For a real number $x$, let $[x]$ denote the largest integer $\le x$, and let $\{x \}$ denote $x-[x]$. Find all solutions of the equation: $$13[x]+25\{x\}=271.$$
I tried to simplify the equation by:
$$13[x]+25(x-[x])=271$$
$$\implies 13[x]+25x-25[x]=271$$
$$\implies 25x-12[x]=271$$
$$\implies x= \dfrac{271+12[x]}{25}.$$
Now I saw that for $[x]=17$, we get $x=19$, but this is not a solution.
Do I have to go on manually checking for such solution, if it exists?
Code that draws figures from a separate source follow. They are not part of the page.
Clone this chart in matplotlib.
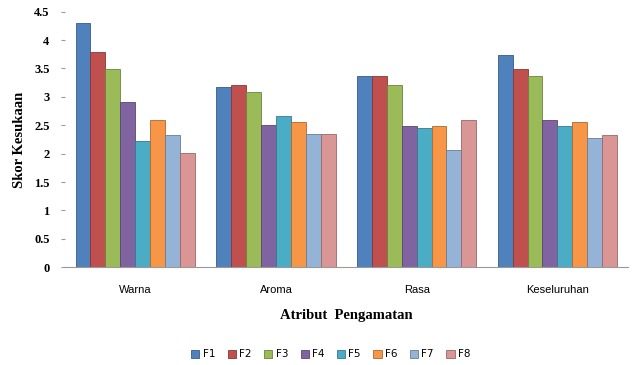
import numpy as np
import matplotlib.pyplot as plt
import matplotlib.colors as mcolors

# Skor kesukaan per atribut untuk tiap formula
atribut = ['Warna', 'Aroma', 'Rasa', 'Keseluruhan']
formula = ['F1', 'F2', 'F3', 'F4', 'F5', 'F6', 'F7', 'F8']
warna = [4.30, 3.79, 3.49, 2.91, 2.22, 2.59, 2.33, 2.01]
aroma = [3.17, 3.21, 3.09, 2.50, 2.66, 2.56, 2.34, 2.34]
rasa = [3.37, 3.37, 3.21, 2.49, 2.45, 2.49, 2.07, 2.59]
keseluruhan = [3.74, 3.49, 3.36, 2.60, 2.49, 2.56, 2.27, 2.33]

warna_bar = ['#4F81BD', '#C0504D', '#9BBB59', '#8064A2',
             '#4BACC6', '#F79646', '#95B3D7', '#D99694']


def darker(c, f=0.7):
    r, g, b = mcolors.to_rgb(c)
    return (r * f, g * f, b * f)


def main():
    skor = np.array([warna, aroma, rasa, keseluruhan])
    x = np.arange(len(atribut))
    lebar = 0.106

    fig = plt.figure(figsize=(6.36, 3.65), dpi=100)
    ax = fig.add_axes([0.102, 0.268, 0.885, 0.7])

    for i, f in enumerate(formula):
        pos = x + (i - 3.5) * lebar
        ax.bar(pos, skor[:, i], width=lebar, color=warna_bar[i],
               edgecolor=darker(warna_bar[i]), linewidth=0.6, label=f)

    ax.set_xlim(-0.5, 3.5)
    ax.set_ylim(0, 4.5)
    ax.set_yticks(np.arange(0, 4.51, 0.5))
    ax.set_yticklabels(['0', '0.5', '1', '1.5', '2', '2.5', '3', '3.5', '4', '4.5'],
                       fontfamily='Liberation Serif', fontweight='bold', fontsize=9)
    ax.set_xticks(x)
    ax.set_xticklabels(atribut, fontfamily='Liberation Sans', fontsize=8)
    ax.tick_params(axis='x', length=0, pad=13)
    ax.tick_params(axis='y', length=3, color='#999999', pad=8)

    for s in ['top', 'right', 'left']:
        ax.spines[s].set_visible(False)
    ax.spines['bottom'].set_color('#999999')

    ax.set_ylabel('Skor Kesukaan', fontfamily='Liberation Serif',
                  fontweight='bold', fontsize=10.5, labelpad=6)
    ax.set_xlabel('Atribut  Pengamatan', fontfamily='Liberation Serif',
                  fontweight='bold', fontsize=10.5, labelpad=10)

    fig.legend(loc='lower center', ncol=8, bbox_to_anchor=(0.52, -0.01),
               frameon=False, fontsize=7.5, handlelength=0.8, handleheight=0.8,
               handletextpad=0.3, columnspacing=1.2)

    fig.savefig('out.png', dpi=100)


if __name__ == '__main__':
    main()
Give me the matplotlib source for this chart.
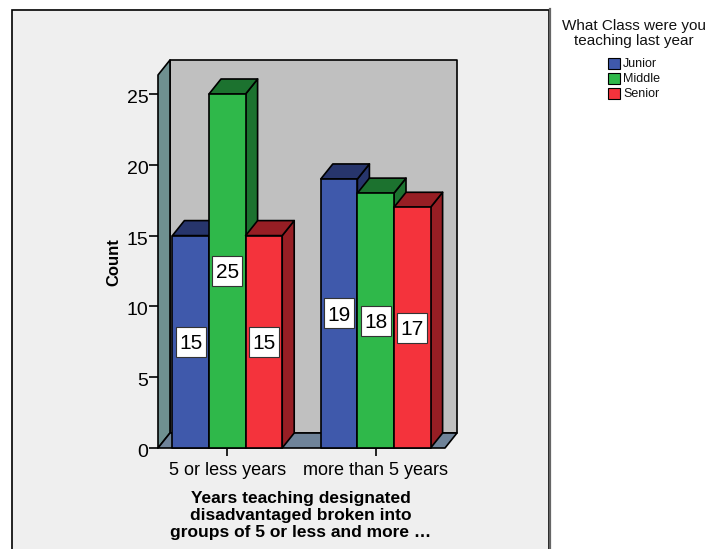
import matplotlib.pyplot as plt
from matplotlib.patches import Polygon, Rectangle
from matplotlib.transforms import ScaledTranslation

plt.rcParams['font.family'] = ['Liberation Sans', 'DejaVu Sans']

categories = ["5 or less years", "more than 5 years"]
classes = ["Junior", "Middle", "Senior"]
junior = [15, 19]
middle = [25, 18]
senior = [15, 17]
y_ticks = [0, 5, 10, 15, 20, 25]

front_cols = ['#3f59ab', '#2fb84a', '#f4333c']
top_cols = ['#27356c', '#1c722f', '#971e24']
side_cols = ['#27356c', '#1c722f', '#971e24']
wall_col = '#c0c0c0'
side_wall_col = '#6f9090'
floor_col = '#6f8399'
bg = '#efefef'
W, H = 709, 549

fig = plt.figure(figsize=(W / 100, H / 100), dpi=100, facecolor='white')

# outer frame, runs off the bottom of the picture
fig.add_artist(Rectangle((11.5 / W, -5 / H), (549 - 11.5) / W, (H - 9.5 + 5) / H, transform=fig.transFigure,
                         facecolor=bg, edgecolor='black', lw=1.2, zorder=-1))
fig.add_artist(plt.Line2D([549.5 / W, 549.5 / W], [0, 1 - 9 / H], color='#666666', lw=1.6, zorder=-0.5))

x0, x1 = 158, 445
y0, y1 = 448, 75
ax = fig.add_axes([x0 / W, 1 - y0 / H, (x1 - x0) / W, (y0 - y1) / H])
ppx = 148.4
ppy = 14.16
ax.set_xlim((x0 - 227.3) / ppx, (x1 - 227.3) / ppx)
ax.set_ylim(0, (y0 - y1) / ppy)
ax.patch.set_visible(False)
for s in ax.spines.values():
    s.set_visible(False)

dx = 12 / ppx
dy = 15 / ppy
bw = 36.6 / ppx
xl, xr = ax.get_xlim()
yt = ax.get_ylim()[1]
edge = dict(edgecolor='black', lw=1.2, joinstyle='round', clip_on=False)

ax.add_patch(Polygon([(xl + dx, dy), (xr + dx, dy), (xr + dx, yt + dy), (xl + dx, yt + dy)], facecolor=wall_col, **edge))
ax.add_patch(Polygon([(xl, 0), (xl + dx, dy), (xl + dx, yt + dy), (xl, yt)], facecolor=side_wall_col, **edge))
ax.add_patch(Polygon([(xl, 0), (xr, 0), (xr + dx, dy), (xl + dx, dy)], facecolor=floor_col, **edge))

series = [junior, middle, senior]
for c in range(len(categories)):
    for i, vals in enumerate(series):
        v = vals[c]
        left = c + (i - 1.5) * bw
        right = left + bw
        ax.add_patch(Polygon([(right, 0), (right + dx, dy), (right + dx, v + dy), (right, v)], facecolor=side_cols[i], **edge))
        ax.add_patch(Polygon([(left, v), (right, v), (right + dx, v + dy), (left + dx, v + dy)], facecolor=top_cols[i], **edge))
        ax.add_patch(Rectangle((left, 0), bw, v, facecolor=front_cols[i], **edge))
        ax.plot(left + bw / 2, v / 2, marker='s', ms=21.5, mfc='white', mec='#333333', mew=0.8, zorder=5, clip_on=False)
        ax.text(left + bw / 2, v / 2, str(v), ha='center', va='center_baseline', fontsize=15, color='black', zorder=6)

ax.set_yticks(y_ticks)
ax.set_xticks(range(len(categories)))
ax.set_xticklabels(categories)
ax.tick_params(axis='y', labelsize=14, length=6.5, width=1.2, pad=0.5)
ax.tick_params(axis='x', labelsize=13, length=6, width=1.2, pad=4)
# tick numbers sit a little below their ticks
for lab in ax.get_yticklabels():
    lab.set_transform(lab.get_transform() + ScaledTranslation(0, -2.5 / 100, fig.dpi_scale_trans))
ax.set_ylabel('Count', fontsize=12, fontweight='bold')
ax.yaxis.set_label_coords((121 - x0) / (x1 - x0), (y0 - 262) / (y0 - y1))

fig.text(301 / W, 1 - 515.5 / H, "Years teaching designated\ndisadvantaged broken into\ngroups of 5 or less and more \u2026",
         ha='center', va='center', fontsize=12.5, fontweight='bold', linespacing=1.15)

fig.text(634 / W, 1 - 33.5 / H, "What Class were you\nteaching last year", ha='center', va='center', fontsize=11, linespacing=1.07, color='#111111')
for i, name in enumerate(classes):
    ypx = 63 + i * 15
    fig.add_artist(Rectangle((608 / W, 1 - (ypx + 5.5) / H), 11.5 / W, 11 / H, transform=fig.transFigure,
                             facecolor=front_cols[i], edgecolor='black', lw=0.8))
    fig.text(623 / W, 1 - (ypx + 1) / H, name, ha='left', va='center', fontsize=9, color='#111111')

fig.savefig('out.png', dpi=100)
Is there any generic/empirical way to solve this?
Some more facts I have observed (I don't know whether I am hitting at the right point or not).
If $x=[x]$,
$$13x=271$$
$$\implies x=\dfrac{271}{13}\approx 2.84.$$
Thus $[x]=2.$
But if $x>[x]$, then $$13[x]+25\{x\}=271,$$
where $\{x\}$ is the fractional part of $x$.
Thus $25\{x\}=271-[x]$.
But as $[x]$ is always an integer, $271-[x] \ne 25\{x\}.$
So we have only solution for $x=[x]$.
Possibly I am wrong at this. Please show me the correct way to solve it.